St. Patrick’s body was kept in the little church of Saul unburied for twelve days. No doubt, this long delay was arranged in order to give time to bishops and chiefs from all parts of Ireland to be present in person, or send representatives to be present, at the funeral of the spiritual chief and father of all the tribes of Erin. And we are told that for these twelve nights, during which the elders of Erin were watching around the bier of their great Apostle, ‘there was no night in Magh Inis, but an angelic radiance lit up the plain,’ We are also told that ‘Ireland’s elders heard the singing of angelic choirs, and that a great host of heaven’s angels came to wake his body on the night of his death.’ A similar statement is made by Muirchu in the Book of Armagh. ‘On the first night of his obsequies,’ he says, ‘the angels themselves kept watch over the Saint’s body and chaunted the usual psalms, the human watchers having all fallen asleep.’ But on the other nights men kept watch around the body, praying and singing psalms.
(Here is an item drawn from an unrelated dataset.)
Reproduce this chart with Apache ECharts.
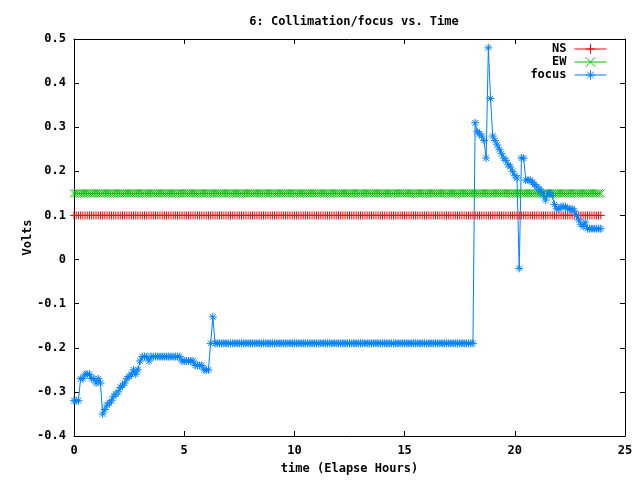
<!DOCTYPE html>
<html>
<head>
<meta charset="utf-8">
<script src="https://cdn.jsdelivr.net/npm/echarts@6/dist/echarts.min.js"></script>
<style>html,body{margin:0;padding:0;background:#fff}#c{width:640px;height:480px}</style>
</head>
<body>
<div id="c"></div>
<script>
var times = [
0.0,0.1,0.2,0.3,0.4,0.5,0.6,0.7,0.8,0.9,
1.0,1.1,1.2,1.3,1.4,1.5,1.6,1.7,1.8,1.9,
2.0,2.1,2.2,2.3,2.4,2.5,2.6,2.7,2.8,2.9,
3.0,3.1,3.2,3.3,3.4,3.5,3.6,3.7,3.8,3.9,
4.0,4.1,4.2,4.3,4.4,4.5,4.6,4.7,4.8,4.9,
5.0,5.1,5.2,5.3,5.4,5.5,5.6,5.7,5.8,5.9,
6.0,6.1,6.2,6.3,6.4,6.5,6.6,6.7,6.8,6.9,
7.0,7.1,7.2,7.3,7.4,7.5,7.6,7.7,7.8,7.9,
8.0,8.1,8.2,8.3,8.4,8.5,8.6,8.7,8.8,8.9,
9.0,9.1,9.2,9.3,9.4,9.5,9.6,9.7,9.8,9.9,
10.0,10.1,10.2,10.3,10.4,10.5,10.6,10.7,10.8,10.9,
11.0,11.1,11.2,11.3,11.4,11.5,11.6,11.7,11.8,11.9,
12.0,12.1,12.2,12.3,12.4,12.5,12.6,12.7,12.8,12.9,
13.0,13.1,13.2,13.3,13.4,13.5,13.6,13.7,13.8,13.9,
14.0,14.1,14.2,14.3,14.4,14.5,14.6,14.7,14.8,14.9,
15.0,15.1,15.2,15.3,15.4,15.5,15.6,15.7,15.8,15.9,
16.0,16.1,16.2,16.3,16.4,16.5,16.6,16.7,16.8,16.9,
17.0,17.1,17.2,17.3,17.4,17.5,17.6,17.7,17.8,17.9,
18.0,18.1,18.2,18.3,18.4,18.5,18.6,18.7,18.8,18.9,
19.0,19.1,19.2,19.3,19.4,19.5,19.6,19.7,19.8,19.9,
20.0,20.1,20.2,20.3,20.4,20.5,20.6,20.7,20.8,20.9,
21.0,21.1,21.2,21.3,21.4,21.5,21.6,21.7,21.8,21.9,
22.0,22.1,22.2,22.3,22.4,22.5,22.6,22.7,22.8,22.9,
23.0,23.1,23.2,23.3,23.4,23.5,23.6,23.7,23.8,23.9
];
var nsValues = [
0.1,0.1,0.1,0.1,0.1,0.1,0.1,0.1,0.1,0.1,
0.1,0.1,0.1,0.1,0.1,0.1,0.1,0.1,0.1,0.1,
0.1,0.1,0.1,0.1,0.1,0.1,0.1,0.1,0.1,0.1,
0.1,0.1,0.1,0.1,0.1,0.1,0.1,0.1,0.1,0.1,
0.1,0.1,0.1,0.1,0.1,0.1,0.1,0.1,0.1,0.1,
0.1,0.1,0.1,0.1,0.1,0.1,0.1,0.1,0.1,0.1,
0.1,0.1,0.1,0.1,0.1,0.1,0.1,0.1,0.1,0.1,
0.1,0.1,0.1,0.1,0.1,0.1,0.1,0.1,0.1,0.1,
0.1,0.1,0.1,0.1,0.1,0.1,0.1,0.1,0.1,0.1,
0.1,0.1,0.1,0.1,0.1,0.1,0.1,0.1,0.1,0.1,
0.1,0.1,0.1,0.1,0.1,0.1,0.1,0.1,0.1,0.1,
0.1,0.1,0.1,0.1,0.1,0.1,0.1,0.1,0.1,0.1,
0.1,0.1,0.1,0.1,0.1,0.1,0.1,0.1,0.1,0.1,
0.1,0.1,0.1,0.1,0.1,0.1,0.1,0.1,0.1,0.1,
0.1,0.1,0.1,0.1,0.1,0.1,0.1,0.1,0.1,0.1,
0.1,0.1,0.1,0.1,0.1,0.1,0.1,0.1,0.1,0.1,
0.1,0.1,0.1,0.1,0.1,0.1,0.1,0.1,0.1,0.1,
0.1,0.1,0.1,0.1,0.1,0.1,0.1,0.1,0.1,0.1,
0.1,0.1,0.1,0.1,0.1,0.1,0.1,0.1,0.1,0.1,
0.1,0.1,0.1,0.1,0.1,0.1,0.1,0.1,0.1,0.1,
0.1,0.1,0.1,0.1,0.1,0.1,0.1,0.1,0.1,0.1,
0.1,0.1,0.1,0.1,0.1,0.1,0.1,0.1,0.1,0.1,
0.1,0.1,0.1,0.1,0.1,0.1,0.1,0.1,0.1,0.1,
0.1,0.1,0.1,0.1,0.1,0.1,0.1,0.1,0.1,0.1
];
var ewValues = [
0.15,0.15,0.15,0.15,0.15,0.15,0.15,0.15,0.15,0.15,
0.15,0.15,0.15,0.15,0.15,0.15,0.15,0.15,0.15,0.15,
0.15,0.15,0.15,0.15,0.15,0.15,0.15,0.15,0.15,0.15,
0.15,0.15,0.15,0.15,0.15,0.15,0.15,0.15,0.15,0.15,
0.15,0.15,0.15,0.15,0.15,0.15,0.15,0.15,0.15,0.15,
0.15,0.15,0.15,0.15,0.15,0.15,0.15,0.15,0.15,0.15,
0.15,0.15,0.15,0.15,0.15,0.15,0.15,0.15,0.15,0.15,
0.15,0.15,0.15,0.15,0.15,0.15,0.15,0.15,0.15,0.15,
0.15,0.15,0.15,0.15,0.15,0.15,0.15,0.15,0.15,0.15,
0.15,0.15,0.15,0.15,0.15,0.15,0.15,0.15,0.15,0.15,
0.15,0.15,0.15,0.15,0.15,0.15,0.15,0.15,0.15,0.15,
0.15,0.15,0.15,0.15,0.15,0.15,0.15,0.15,0.15,0.15,
0.15,0.15,0.15,0.15,0.15,0.15,0.15,0.15,0.15,0.15,
0.15,0.15,0.15,0.15,0.15,0.15,0.15,0.15,0.15,0.15,
0.15,0.15,0.15,0.15,0.15,0.15,0.15,0.15,0.15,0.15,
0.15,0.15,0.15,0.15,0.15,0.15,0.15,0.15,0.15,0.15,
0.15,0.15,0.15,0.15,0.15,0.15,0.15,0.15,0.15,0.15,
0.15,0.15,0.15,0.15,0.15,0.15,0.15,0.15,0.15,0.15,
0.15,0.15,0.15,0.15,0.15,0.15,0.15,0.15,0.15,0.15,
0.15,0.15,0.15,0.15,0.15,0.15,0.15,0.15,0.15,0.15,
0.15,0.15,0.15,0.15,0.15,0.15,0.15,0.15,0.15,0.15,
0.15,0.15,0.15,0.15,0.15,0.15,0.15,0.15,0.15,0.15,
0.15,0.15,0.15,0.15,0.15,0.15,0.15,0.15,0.15,0.15,
0.15,0.15,0.15,0.15,0.15,0.15,0.15,0.15,0.15,0.15
];
var focusValues = [
-0.32,-0.32,-0.32,-0.27,-0.27,-0.26,-0.26,-0.26,-0.27,-0.27,
-0.28,-0.27,-0.28,-0.35,-0.34,-0.33,-0.325,-0.32,-0.31,-0.305,
-0.30,-0.29,-0.285,-0.28,-0.27,-0.265,-0.26,-0.25,-0.26,-0.25,
-0.23,-0.22,-0.22,-0.22,-0.23,-0.22,-0.22,-0.22,-0.22,-0.22,
-0.22,-0.22,-0.22,-0.22,-0.22,-0.22,-0.22,-0.22,-0.22,-0.23,
-0.23,-0.23,-0.23,-0.23,-0.23,-0.24,-0.24,-0.24,-0.24,-0.25,
-0.25,-0.25,-0.19,-0.13,-0.19,-0.19,-0.19,-0.19,-0.19,-0.19,
-0.19,-0.19,-0.19,-0.19,-0.19,-0.19,-0.19,-0.19,-0.19,-0.19,
-0.19,-0.19,-0.19,-0.19,-0.19,-0.19,-0.19,-0.19,-0.19,-0.19,
-0.19,-0.19,-0.19,-0.19,-0.19,-0.19,-0.19,-0.19,-0.19,-0.19,
-0.19,-0.19,-0.19,-0.19,-0.19,-0.19,-0.19,-0.19,-0.19,-0.19,
-0.19,-0.19,-0.19,-0.19,-0.19,-0.19,-0.19,-0.19,-0.19,-0.19,
-0.19,-0.19,-0.19,-0.19,-0.19,-0.19,-0.19,-0.19,-0.19,-0.19,
-0.19,-0.19,-0.19,-0.19,-0.19,-0.19,-0.19,-0.19,-0.19,-0.19,
-0.19,-0.19,-0.19,-0.19,-0.19,-0.19,-0.19,-0.19,-0.19,-0.19,
-0.19,-0.19,-0.19,-0.19,-0.19,-0.19,-0.19,-0.19,-0.19,-0.19,
-0.19,-0.19,-0.19,-0.19,-0.19,-0.19,-0.19,-0.19,-0.19,-0.19,
-0.19,-0.19,-0.19,-0.19,-0.19,-0.19,-0.19,-0.19,-0.19,-0.19,
-0.19,-0.19,0.31,0.29,0.285,0.28,0.27,0.23,0.48,0.365,
0.28,0.27,0.26,0.25,0.24,0.23,0.225,0.215,0.21,0.20,
0.19,0.185,-0.02,0.23,0.23,0.18,0.18,0.18,0.175,0.17,
0.165,0.16,0.155,0.145,0.135,0.15,0.15,0.145,0.125,0.115,
0.115,0.12,0.12,0.12,0.115,0.115,0.115,0.11,0.10,0.09,
0.08,0.075,0.085,0.07,0.07,0.07,0.07,0.07,0.07,0.07
];
var xTicks = [0, 5, 10, 15, 20, 25];
var yTicks = [-0.4, -0.3, -0.2, -0.1, 0, 0.1, 0.2, 0.3, 0.4, 0.5];

function pairs(xs, ys) { return xs.map(function (x, i) { return [x, ys[i]]; }); }

var FONT = 'DejaVu Sans Mono';
var plusSym = 'path://M0,5L10,5M5,0L5,10';
var crossSym = 'path://M0,0L10,10M10,0L0,10';
var starSym = 'path://M0,5L10,5M5,0L5,10M1.5,1.5L8.5,8.5M8.5,1.5L1.5,8.5';

function mkSeries(name, ys, color, sym) {
  return {
    name: name, type: 'line', data: pairs(times, ys),
    symbol: sym, symbolSize: 8, showAllSymbol: true, animation: false,
    lineStyle: { color: color, width: 1 },
    itemStyle: { color: color, borderColor: color, borderWidth: 1 },
    emphasis: { disabled: true }
  };
}

var chart = echarts.init(document.getElementById('c'), null, { renderer: 'canvas' });
var axisText = { color: '#000', fontFamily: FONT, fontSize: 12, fontWeight: 'bold' };
chart.setOption({
  backgroundColor: '#fff',
  animation: false,
  title: {
    text: '6: Collimation/focus vs. Time', left: 349, top: 11, textAlign: 'center',
    textStyle: { color: '#000', fontFamily: FONT, fontSize: 12, fontWeight: 'bold' }
  },
  legend: {
    orient: 'vertical', right: 28, top: 38, align: 'right', itemGap: 1,
    itemWidth: 32, itemHeight: 12,
    lineStyle: { width: 1 },
    itemStyle: { borderWidth: 1 },
    textStyle: { color: '#000', fontFamily: FONT, fontSize: 12, fontWeight: 'bold', padding: [0, 3, 0, 0] },
    data: ['NS', 'EW', 'focus']
  },
  grid: { left: 74, right: 15, top: 39, bottom: 42, containLabel: false },
  xAxis: [{
    type: 'value', min: xTicks[0], max: xTicks[xTicks.length - 1], interval: 5,
    name: 'time (Elapse Hours)', nameLocation: 'middle', nameGap: 27,
    nameTextStyle: axisText,
    axisLine: { onZero: false, lineStyle: { color: '#000', width: 1 } },
    axisTick: { inside: true, length: 5, lineStyle: { color: '#000' } },
    axisLabel: Object.assign({ margin: 9 }, axisText),
    splitLine: { show: false }
  }, {
    type: 'value', position: 'top', min: xTicks[0], max: xTicks[xTicks.length - 1], interval: 5,
    axisLine: { show: true, onZero: false, lineStyle: { color: '#000', width: 1 } },
    axisTick: { inside: true, length: 5, lineStyle: { color: '#000' } },
    axisLabel: { show: false }, splitLine: { show: false }
  }],
  yAxis: [{
    type: 'value', min: yTicks[0], max: yTicks[yTicks.length - 1], interval: 0.1,
    name: 'Volts', nameLocation: 'middle', nameGap: 40, nameRotate: 90,
    nameMoveOverlap: false,
    nameTextStyle: axisText,
    axisLine: { show: true, onZero: false, lineStyle: { color: '#000', width: 1 } },
    axisTick: { show: true, inside: true, length: 5, lineStyle: { color: '#000' } },
    axisLabel: Object.assign({ margin: 8, formatter: function (v) {
      if (Math.abs(v) < 1e-9) return '0';
      return v.toFixed(1);
    } }, axisText),
    splitLine: { show: false }
  }, {
    type: 'value', position: 'right', min: yTicks[0], max: yTicks[yTicks.length - 1], interval: 0.1,
    axisLine: { show: true, onZero: false, lineStyle: { color: '#000', width: 1 } },
    axisTick: { show: true, inside: true, length: 5, lineStyle: { color: '#000' } },
    axisLabel: { show: false }, splitLine: { show: false }
  }],
  series: [
    mkSeries('NS', nsValues, '#ff0000', plusSym),
    mkSeries('EW', ewValues, '#00c000', crossSym),
    mkSeries('focus', focusValues, '#0080ff', starSym)
  ]
});
</script>
</body>
</html>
Moreover, when the choir of angels went to heaven they left behind them in the chamber of death a sweet fragrance, as it were, of honey and wine, so that the word of the patriarch was fulfilled: ‘Behold the smell of my son is as the smell of a plentiful field which the Lord hath blessed.’

The idea of a heavenly radiance lighting up Magh Inis might come from the great number of lights that burned round the bier both day and night; and no doubt the great crowd of strangers who encamped around the little church would also have their own lights, which would be seen far and wide over the plain; for Saul is on high ground, and the lights within and around the little church would be seen from all parts far over the plain. Yet surely it would not be strange if a radiance from heaven shone round that little church which contained the body of one who had done so much for God and for Ireland. And if Victor was in the habit of visiting Patrick so often during life, we should naturally expect him to come with a heavenly choir to chant the psalms of the Church over his blessed body. But it was only on the first night, before strangers had yet arrived, and the monks of the little monastery, worn out with their own watchings, had fallen asleep; then the angels took their place, and sang the strains of heaven around the holy bier where Patrick lay, wrapped up in the shroud that holy Brigid had wrought for him with her own hands. The history of the saints of Erin gives us glimpses of many a beautiful death, precious in the sight of the Lord; but it affords no holier, or more touching sight than this—that bier bearing Patrick’s blessed body in the little church of Saul, where he said his first Mass in the North; the shroud which the blessed Brigid wove for that poor body, spent with sixty years of missionary toil; the monks of Patrick’s family chanting with streaming eyes the psalms of requiem for the soul of him whom they loved so well; the listening angels taking their places in the choir, as the monks fell asleep from their long vigils; the priests and prelates crowding at day’s dawn from all parts to the obsequies of their spiritual father; the vast plain filled with the lights at night, and their voices rising all the day in Mass and psalms for the dead—such a scene Ireland had never seen before, and surely never will see again.